** INPUT **
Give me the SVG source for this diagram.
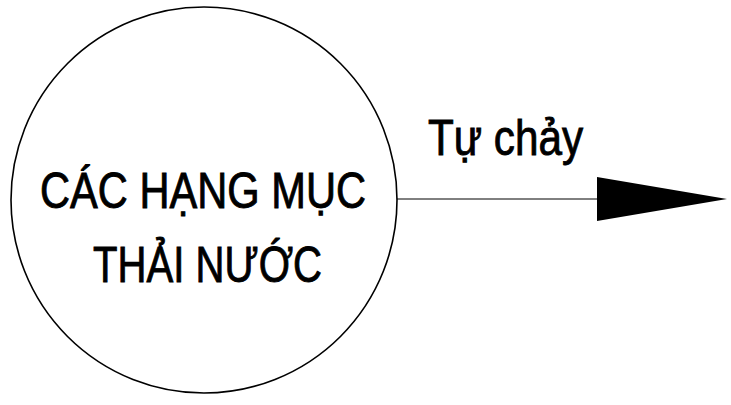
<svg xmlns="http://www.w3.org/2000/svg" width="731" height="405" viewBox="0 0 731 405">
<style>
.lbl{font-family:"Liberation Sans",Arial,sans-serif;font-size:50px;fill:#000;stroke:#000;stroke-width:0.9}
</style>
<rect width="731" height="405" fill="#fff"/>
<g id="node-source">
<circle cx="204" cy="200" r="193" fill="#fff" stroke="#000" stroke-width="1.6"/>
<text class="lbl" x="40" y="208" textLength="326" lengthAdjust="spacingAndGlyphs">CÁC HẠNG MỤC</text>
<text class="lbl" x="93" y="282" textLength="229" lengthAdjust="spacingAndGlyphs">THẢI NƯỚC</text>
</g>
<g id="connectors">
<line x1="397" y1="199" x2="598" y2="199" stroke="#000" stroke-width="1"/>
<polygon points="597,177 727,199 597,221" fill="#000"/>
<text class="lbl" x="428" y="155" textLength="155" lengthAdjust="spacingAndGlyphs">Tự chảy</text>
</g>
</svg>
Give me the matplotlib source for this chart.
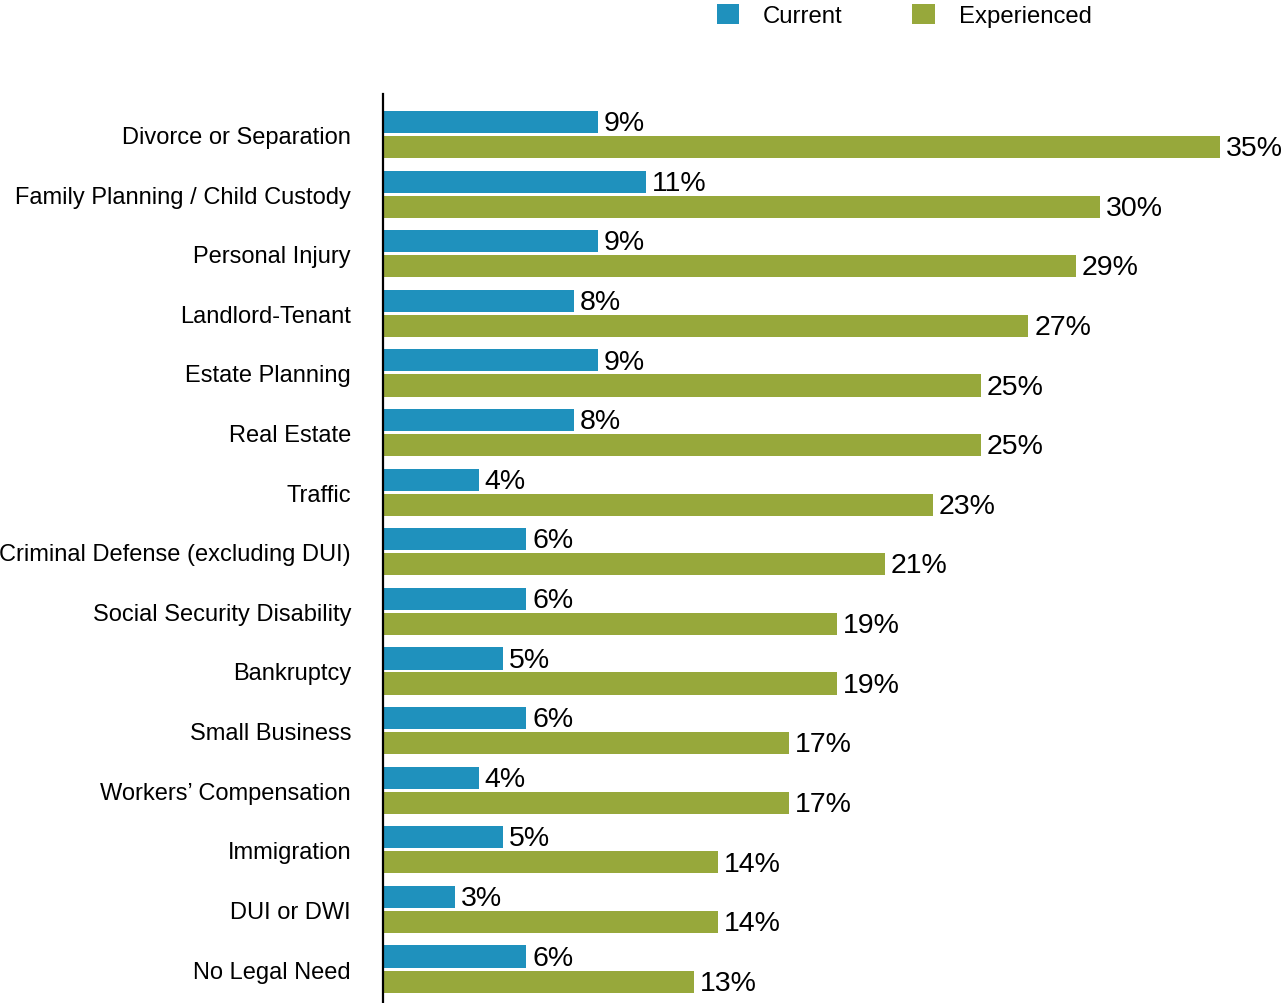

** WHAT YOU SHOULD DO **
Quote the records above exactly, leaving out any pictures.

** SOLUTION TO THIS TASK **
Give me the SVG source for this diagram.
<svg xmlns="http://www.w3.org/2000/svg" width="731" height="405" viewBox="0 0 731 405">
<style>
.lbl{font-family:"Liberation Sans",Arial,sans-serif;font-size:50px;fill:#000;stroke:#000;stroke-width:0.9}
</style>
<rect width="731" height="405" fill="#fff"/>
<g id="node-source">
<circle cx="204" cy="200" r="193" fill="#fff" stroke="#000" stroke-width="1.6"/>
<text class="lbl" x="40" y="208" textLength="326" lengthAdjust="spacingAndGlyphs">CÁC HẠNG MỤC</text>
<text class="lbl" x="93" y="282" textLength="229" lengthAdjust="spacingAndGlyphs">THẢI NƯỚC</text>
</g>
<g id="connectors">
<line x1="397" y1="199" x2="598" y2="199" stroke="#000" stroke-width="1"/>
<polygon points="597,177 727,199 597,221" fill="#000"/>
<text class="lbl" x="428" y="155" textLength="155" lengthAdjust="spacingAndGlyphs">Tự chảy</text>
</g>
</svg>
Give me the matplotlib source for this chart.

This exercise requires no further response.